Charles Spinasse était alors entré dans la vie politique locale corrézienne et était devenu député. Dès la fin de 1919, il avait été élu conseiller municipal d’Égletons et conseiller général du canton. En 1922 et 1923, il était rédacteur en chef du Populaire du Centre, imprimé à Limoges et rayonnant sur les départements voisins. Cette position politique locale et régionale peut expliquer qu’en 1924 il fut le représentant de la Fédération socialiste sur la liste du Cartel des gauches menée en Corrèze par Henri Queuille, radical-socialiste. Il fut élu par 31 159 voix sur 83 333 inscrits. Pendant cette première législature, il s’intéressa particulièrement à la politique étrangère.

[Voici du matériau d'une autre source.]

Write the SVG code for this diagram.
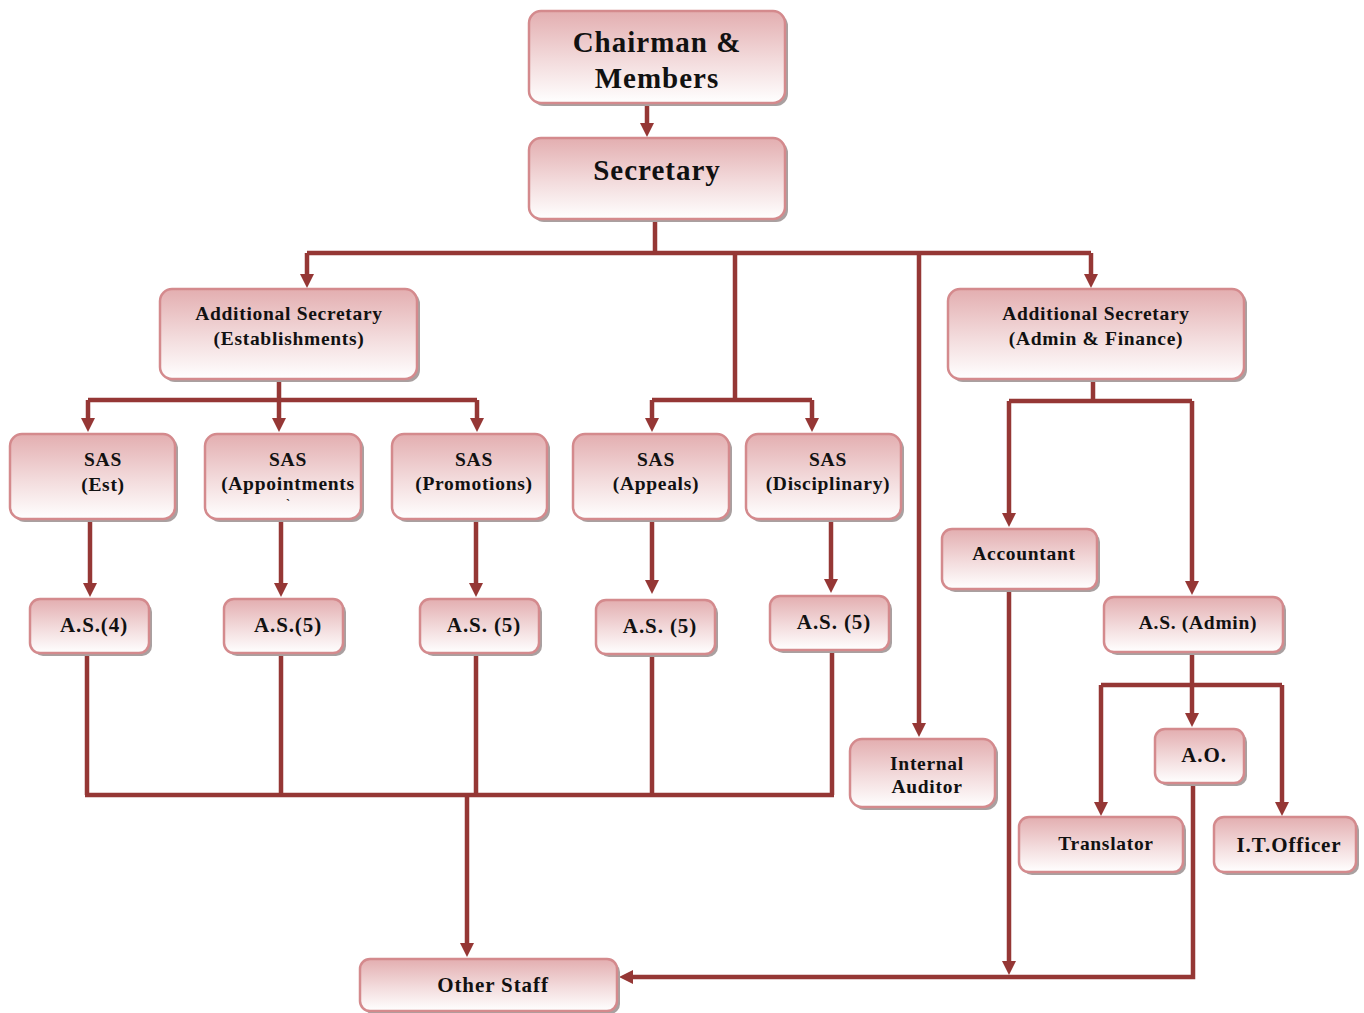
<svg xmlns="http://www.w3.org/2000/svg" width="1364" height="1013" viewBox="0 0 1364 1013">
<style>
.box{fill:url(#g);stroke:#d48a8d;stroke-width:2.5}
.sh{fill:#a9a0a0}
.t{font-family:"Liberation Serif","Times New Roman",serif;font-weight:bold;fill:#111;text-anchor:middle}
.big{font-size:29px;letter-spacing:1px}
.md{font-size:19.5px;letter-spacing:0.7px}
.lg{font-size:21px;letter-spacing:0.9px}
.c{fill:none;stroke:#953735;stroke-width:4.5}
.a{marker-end:url(#ar)}
</style>
<defs>
<linearGradient id="g" x1="0" y1="0" x2="0" y2="1">
<stop offset="0" stop-color="#e3aeb0"/>
<stop offset="0.55" stop-color="#f3dcdd"/>
<stop offset="1" stop-color="#ffffff"/>
</linearGradient>
<marker id="ar" viewBox="0 0 14 14" refX="0" refY="7" markerWidth="14" markerHeight="14" markerUnits="userSpaceOnUse" orient="auto">
<path d="M0,0 L14,7 L0,14 Z" fill="#953735"/>
</marker>
</defs>
<g id="connectors">
<path class="c a" d="M647,103 V123"/>
<path class="c" d="M655,219 V253 M307,253 H1091"/>
<path class="c a" d="M307,253 V274"/>
<path class="c a" d="M1091,253 V274"/>
<path class="c a" d="M919,253 V723"/>
<path class="c" d="M735,253 V400 M652,400 H812"/>
<path class="c a" d="M652,400 V418"/>
<path class="c a" d="M812,400 V418"/>
<path class="c" d="M279,379 V400 M88,400 H477"/>
<path class="c a" d="M88,400 V418"/>
<path class="c a" d="M279,400 V418"/>
<path class="c a" d="M477,400 V418"/>
<path class="c a" d="M90,519 V583"/>
<path class="c a" d="M281,519 V583"/>
<path class="c a" d="M476,519 V583"/>
<path class="c a" d="M652,519 V580"/>
<path class="c a" d="M831,519 V579"/>
<path class="c" d="M87,653 V795 M281,653 V795 M476,653 V795 M652,654 V795 M832,650 V795 M85,795 H834"/>
<path class="c a" d="M467,795 V943"/>
<path class="c" d="M1093,379 V401 M1009,401 H1192"/>
<path class="c a" d="M1009,401 V513"/>
<path class="c a" d="M1192,401 V581"/>
<path class="c" d="M1192,652 V685 M1101,685 H1282"/>
<path class="c a" d="M1101,685 V802"/>
<path class="c a" d="M1192,685 V713"/>
<path class="c a" d="M1282,685 V802"/>
<path class="c a" d="M1009,589 V961"/>
<path class="c a" d="M1193,783 V977 H633"/>
</g>
<g id="chairman">
<rect class="sh" x="532" y="14" width="256" height="92" rx="12"/>
<rect class="box" x="529" y="11" width="256" height="92" rx="12"/>
<text class="t big" x="657" y="52">Chairman &amp;</text>
<text class="t big" x="657" y="88">Members</text>
</g>
<g id="secretary">
<rect class="sh" x="532" y="141" width="256" height="81" rx="12"/>
<rect class="box" x="529" y="138" width="256" height="81" rx="12"/>
<text class="t big" x="657" y="180">Secretary</text>
</g>
<g id="as-est">
<rect class="sh" x="163" y="292" width="257" height="90" rx="12"/>
<rect class="box" x="160" y="289" width="257" height="90" rx="12"/>
<text class="t md" x="289" y="320">Additional Secretary</text>
<text class="t md" x="289" y="345">(Establishments)</text>
</g>
<g id="as-admin-fin">
<rect class="sh" x="951" y="292" width="296" height="90" rx="12"/>
<rect class="box" x="948" y="289" width="296" height="90" rx="12"/>
<text class="t md" x="1096" y="320">Additional Secretary</text>
<text class="t md" x="1096" y="345">(Admin &amp; Finance)</text>
</g>
<g id="sas-est">
<rect class="sh" x="13" y="437" width="165" height="85" rx="12"/>
<rect class="box" x="10" y="434" width="165" height="85" rx="12"/>
<text class="t md" x="103" y="466">SAS</text>
<text class="t md" x="103" y="491">(Est)</text>
</g>
<g id="sas-app">
<rect class="sh" x="208" y="437" width="156" height="85" rx="12"/>
<rect class="box" x="205" y="434" width="156" height="85" rx="12"/>
<text class="t md" x="288" y="466">SAS</text>
<text class="t md" x="288" y="490">(Appointments</text>
<text class="t" font-size="12" x="288" y="508">`</text>
</g>
<g id="sas-prom">
<rect class="sh" x="395" y="437" width="155" height="85" rx="12"/>
<rect class="box" x="392" y="434" width="155" height="85" rx="12"/>
<text class="t md" x="474" y="466">SAS</text>
<text class="t md" x="474" y="490">(Promotions)</text>
</g>
<g id="sas-appeals">
<rect class="sh" x="576" y="437" width="156" height="85" rx="12"/>
<rect class="box" x="573" y="434" width="156" height="85" rx="12"/>
<text class="t md" x="656" y="466">SAS</text>
<text class="t md" x="656" y="490">(Appeals)</text>
</g>
<g id="sas-disc">
<rect class="sh" x="749" y="437" width="155" height="85" rx="12"/>
<rect class="box" x="746" y="434" width="155" height="85" rx="12"/>
<text class="t md" x="828" y="466">SAS</text>
<text class="t md" x="828" y="490">(Disciplinary)</text>
</g>
<g id="as4">
<rect class="sh" x="33" y="602" width="119" height="54" rx="10"/>
<rect class="box" x="30" y="599" width="119" height="54" rx="10"/>
<text class="t lg" x="94" y="632">A.S.(4)</text>
</g>
<g id="as5a">
<rect class="sh" x="227" y="602" width="119" height="54" rx="10"/>
<rect class="box" x="224" y="599" width="119" height="54" rx="10"/>
<text class="t lg" x="288" y="632">A.S.(5)</text>
</g>
<g id="as5b">
<rect class="sh" x="423" y="602" width="119" height="54" rx="10"/>
<rect class="box" x="420" y="599" width="119" height="54" rx="10"/>
<text class="t lg" x="484" y="632">A.S. (5)</text>
</g>
<g id="as5c">
<rect class="sh" x="599" y="603" width="119" height="54" rx="10"/>
<rect class="box" x="596" y="600" width="119" height="54" rx="10"/>
<text class="t lg" x="660" y="633">A.S. (5)</text>
</g>
<g id="as5d">
<rect class="sh" x="773" y="599" width="119" height="54" rx="10"/>
<rect class="box" x="770" y="596" width="119" height="54" rx="10"/>
<text class="t lg" x="834" y="629">A.S. (5)</text>
</g>
<g id="internal-auditor">
<rect class="sh" x="853" y="742" width="145" height="68" rx="12"/>
<rect class="box" x="850" y="739" width="145" height="68" rx="12"/>
<text class="t md" x="927" y="770">Internal</text>
<text class="t md" x="927" y="793">Auditor</text>
</g>
<g id="accountant">
<rect class="sh" x="945" y="532" width="155" height="60" rx="10"/>
<rect class="box" x="942" y="529" width="155" height="60" rx="10"/>
<text class="t md" x="1024" y="560">Accountant</text>
</g>
<g id="as-admin">
<rect class="sh" x="1107" y="600" width="179" height="55" rx="10"/>
<rect class="box" x="1104" y="597" width="179" height="55" rx="10"/>
<text class="t md" x="1198" y="629">A.S. (Admin)</text>
</g>
<g id="ao">
<rect class="sh" x="1158" y="732" width="89" height="54" rx="10"/>
<rect class="box" x="1155" y="729" width="89" height="54" rx="10"/>
<text class="t lg" x="1204" y="762">A.O.</text>
</g>
<g id="translator">
<rect class="sh" x="1022" y="820" width="164" height="55" rx="10"/>
<rect class="box" x="1019" y="817" width="164" height="55" rx="10"/>
<text class="t md" x="1106" y="850">Translator</text>
</g>
<g id="it-officer">
<rect class="sh" x="1217" y="820" width="142" height="55" rx="10"/>
<rect class="box" x="1214" y="817" width="142" height="55" rx="10"/>
<text class="t lg" x="1289" y="852">I.T.Officer</text>
</g>
<g id="other-staff">
<rect class="sh" x="363" y="962" width="257" height="52" rx="10"/>
<rect class="box" x="360" y="959" width="257" height="52" rx="10"/>
<text class="t lg" x="493" y="992">Other Staff</text>
</g>
</svg>
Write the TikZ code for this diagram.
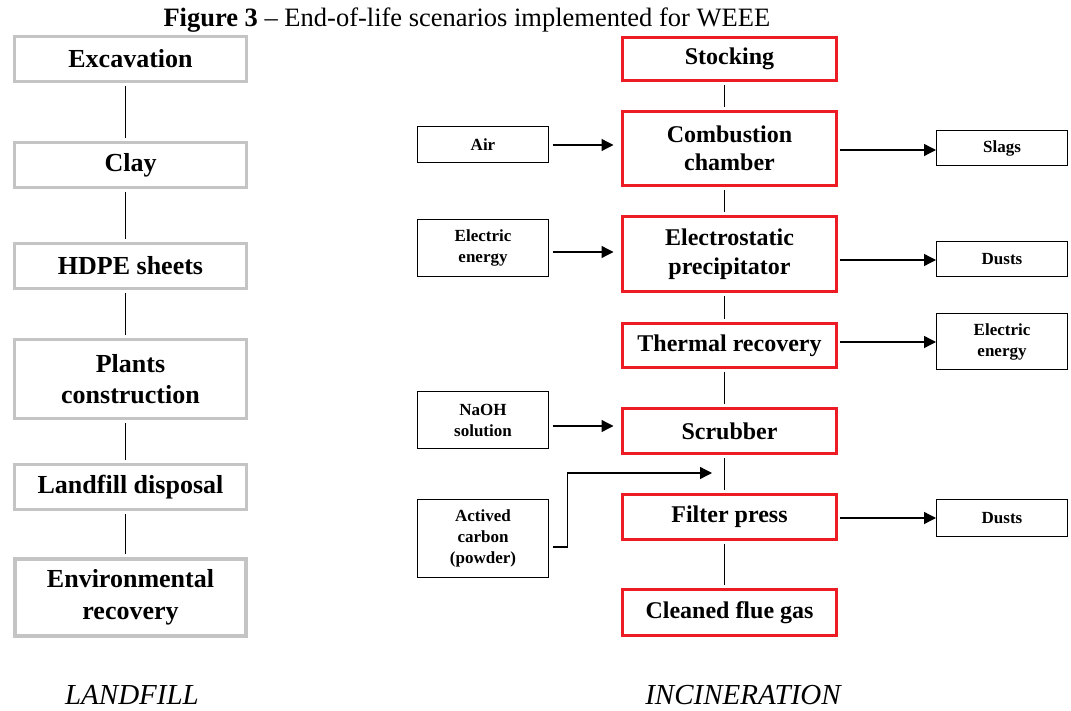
\documentclass[tikz,border=0pt]{standalone}
\usepackage{fontspec}
\setmainfont{Liberation Serif}
\usetikzlibrary{arrows.meta}
\definecolor{boxred}{RGB}{237,28,36}
\definecolor{boxgray}{RGB}{196,196,196}
\begin{document}
\begin{tikzpicture}[x=1pt,y=-1pt,
 graybox/.style={draw=boxgray,line width=3pt,minimum width=232pt,inner sep=0pt,align=center,font=\fontsize{26}{31.5}\selectfont\bfseries},
 redbox/.style={draw=boxred,line width=3pt,minimum width=214pt,inner sep=0pt,align=center,font=\fontsize{24}{28.5}\selectfont\bfseries},
 smallbox/.style={draw=black,line width=1.3pt,minimum width=130.7pt,inner sep=0pt,align=center,font=\fontsize{17}{21}\selectfont\bfseries},
 link/.style={line width=1.2pt,shorten <=3pt,shorten >=3pt},
 flow/.style={line width=1.3pt,-{Triangle[length=12pt,width=12pt]}},
 caption/.style={font=\fontsize{29}{34}\selectfont\itshape,anchor=base}
]
\useasboundingbox (0,0) rectangle (1071,711);
\node[anchor=base west,font=\fontsize{26.5}{30}\selectfont] (title) at (160,27) {\textbf{Figure 3} -- End-of-life scenarios implemented for WEEE};

% landfill column
\node[graybox,minimum height=45pt] (exc) at (130.5,59) {Excavation};
\node[graybox,minimum height=45pt] (clay) at (130.5,165) {Clay};
\node[graybox,minimum height=45pt] (hdpe) at (130.5,266) {HDPE sheets};
\node[graybox,minimum height=79pt] (plant) at (130.5,379) {Plants\\construction};
\node[graybox,minimum height=45pt] (ldisp) at (130.5,487) {Landfill disposal};
\node[graybox,line width=4pt,minimum height=77pt,minimum width=231pt] (envr) at (130.5,597.5) {Environmental\\recovery};
\foreach \a/\b in {exc/clay,clay/hdpe,hdpe/plant,plant/ldisp,ldisp/envr}
  \draw[link] ([xshift=-5pt]\a.south) -- ([xshift=-5pt]\b.north);

% incineration column
\node[redbox,minimum height=43pt] (stock) at (729.5,59) {Stocking};
\node[redbox,minimum height=74pt] (comb) at (729.5,148.5) {Combustion\\chamber};
\node[redbox,minimum height=75pt] (elec) at (729.5,254) {Electrostatic\\precipitator};
\node[redbox,minimum height=44pt] (therm) at (729.5,345.5) {Thermal recovery};
\node[redbox,minimum height=45pt] (scrub) at (729.5,431) {Scrubber};
\node[redbox,minimum height=45pt] (filt) at (729.5,517) {Filter press};
\node[redbox,minimum height=46pt] (clean) at (729.5,612.5) {Cleaned flue gas};
\foreach \a/\b in {stock/comb,comb/elec,elec/therm,therm/scrub,scrub/filt,filt/clean}
  \draw[link] ([xshift=-5pt]\a.south) -- ([xshift=-5pt]\b.north);

% inputs
\node[smallbox,minimum height=35.7pt] (air) at (483,144.5) {Air};
\node[smallbox,minimum height=56.7pt] (eleL) at (483,248) {Electric\\energy};
\node[smallbox,minimum height=56.7pt] (naoh) at (483,420) {NaOH\\solution};
\node[smallbox,minimum height=77.7pt] (act) at (483,538.5) {Actived\\carbon\\(powder)};

% outputs
\node[smallbox,minimum height=34.7pt] (slag) at (1002,148) {Slags};
\node[smallbox,minimum height=34.7pt] (dust1) at (1002,259) {Dusts};
\node[smallbox,minimum height=55.7pt] (eleR) at (1002,341.5) {Electric\\energy};
\node[smallbox,minimum height=36.7pt] (dust2) at (1002,518) {Dusts};

% input arrows
\coordinate (pA) at ([yshift=-0.5pt]air.east);
\coordinate (pE) at ([yshift=-4pt]eleL.east);
\coordinate (pN) at ([yshift=-6pt]naoh.east);
\draw[flow,shorten <=3.5pt,shorten >=7.5pt] (pA) -- (pA -| comb.west);
\draw[flow,shorten <=3.5pt,shorten >=7.5pt] (pE) -- (pE -| elec.west);
\draw[flow,shorten <=3.5pt,shorten >=7.5pt] (pN) -- (pN -| scrub.west);
\coordinate (pC) at ([yshift=-8.5pt]act.east);
\coordinate (mix) at (712,473);
\draw[flow,shorten <=3.5pt] (pC) -- ++(18.5,0) |- (mix);

% output arrows
\coordinate (oS) at ([yshift=-1.5pt]comb.east);
\coordinate (oD) at ([yshift=-6pt]elec.east);
\coordinate (oE) at ([yshift=3.5pt]therm.east);
\coordinate (oF) at ([yshift=-1pt]filt.east);
\draw[flow,shorten <=1.5pt] (oS) -- (oS -| slag.west);
\draw[flow,shorten <=1.5pt] (oD) -- (oD -| dust1.west);
\draw[flow,shorten <=1.5pt] (oE) -- (oE -| eleR.west);
\draw[flow,shorten <=1.5pt] (oF) -- (oF -| dust2.west);

% captions
\node[caption] (lf) at (132,704) {LANDFILL};
\node[caption] (inc) at (743,704) {INCINERATION};
\end{tikzpicture}
\end{document}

Aux élections législatives de 1928 marquées par le retour au scrutin uninominal, Charles Spinasse se présenta dans la 2e circonscription de Tulle où il vint en tête au premier tour avec 4 857 voix contre Lafarge, républicain de gauche (3 940), Léon Bossavy*, communiste (3 838) et Vidalin, radical-socialiste (3 616). Bénéficiant du désistement de ce dernier, Spinasse fut réélu député par 7 427 suffrages contre Lafarge et Bossavy (4 897 et 3 949). Désormais, il siégea à la commission des finances et en fut le secrétaire. Il intervint souvent dans les débats budgétaires et se fit le défenseur de l’enseignement technique comme rapporteur de son budget. Mais les problèmes généraux de l’économie retenaient son attention. Il le rappela lui-même dans sa profession de foi de 1932. « Dès 1928, disait-il, parlant à la Chambre au nom de mon parti, j’avais signalé dans l’économie allemande les premiers symptômes de la crise mondiale ; je m’étais efforcé de montrer que l’inflation monétaire et celle du crédit, follement développées depuis la guerre, devaient avoir pour effet d’accroître, de la manière la plus déraisonnable, les moyens de production et de multiplier les dangers des investissements spéculatifs où tous les maîtres du socialisme ont vu l’origine de toutes les crises capitalistes. » Comme remède aux maux et dangers qu’il signalait, Charles Spinasse proposait un « Conseil national économique, émanation d’une série de conseils spéciaux : conseils du charbon, du fer, des transports..., et aussi conseils du blé, de la viande, des bois, des engrais..., constitués par les producteurs eux-mêmes et chargés, d’accord avec les consommateurs ou les usagers, sous l’arbitrage de la collectivité, d’administrer les offices, de fixer les prix et d’assurer, en exerçant le monopole de l’importation des produits étrangers, une juste péréquation entre les prix de revient des différentes régions françaises comme entre le prix moyen intérieur et celui des denrées importées. Certes, ajoutait Spinasse, nous savons qu’un tel organisme n’apportera pas en régime capitaliste un ordre parfait et définitif ; mais nous le croyons de nature à protéger efficacement le producteur... »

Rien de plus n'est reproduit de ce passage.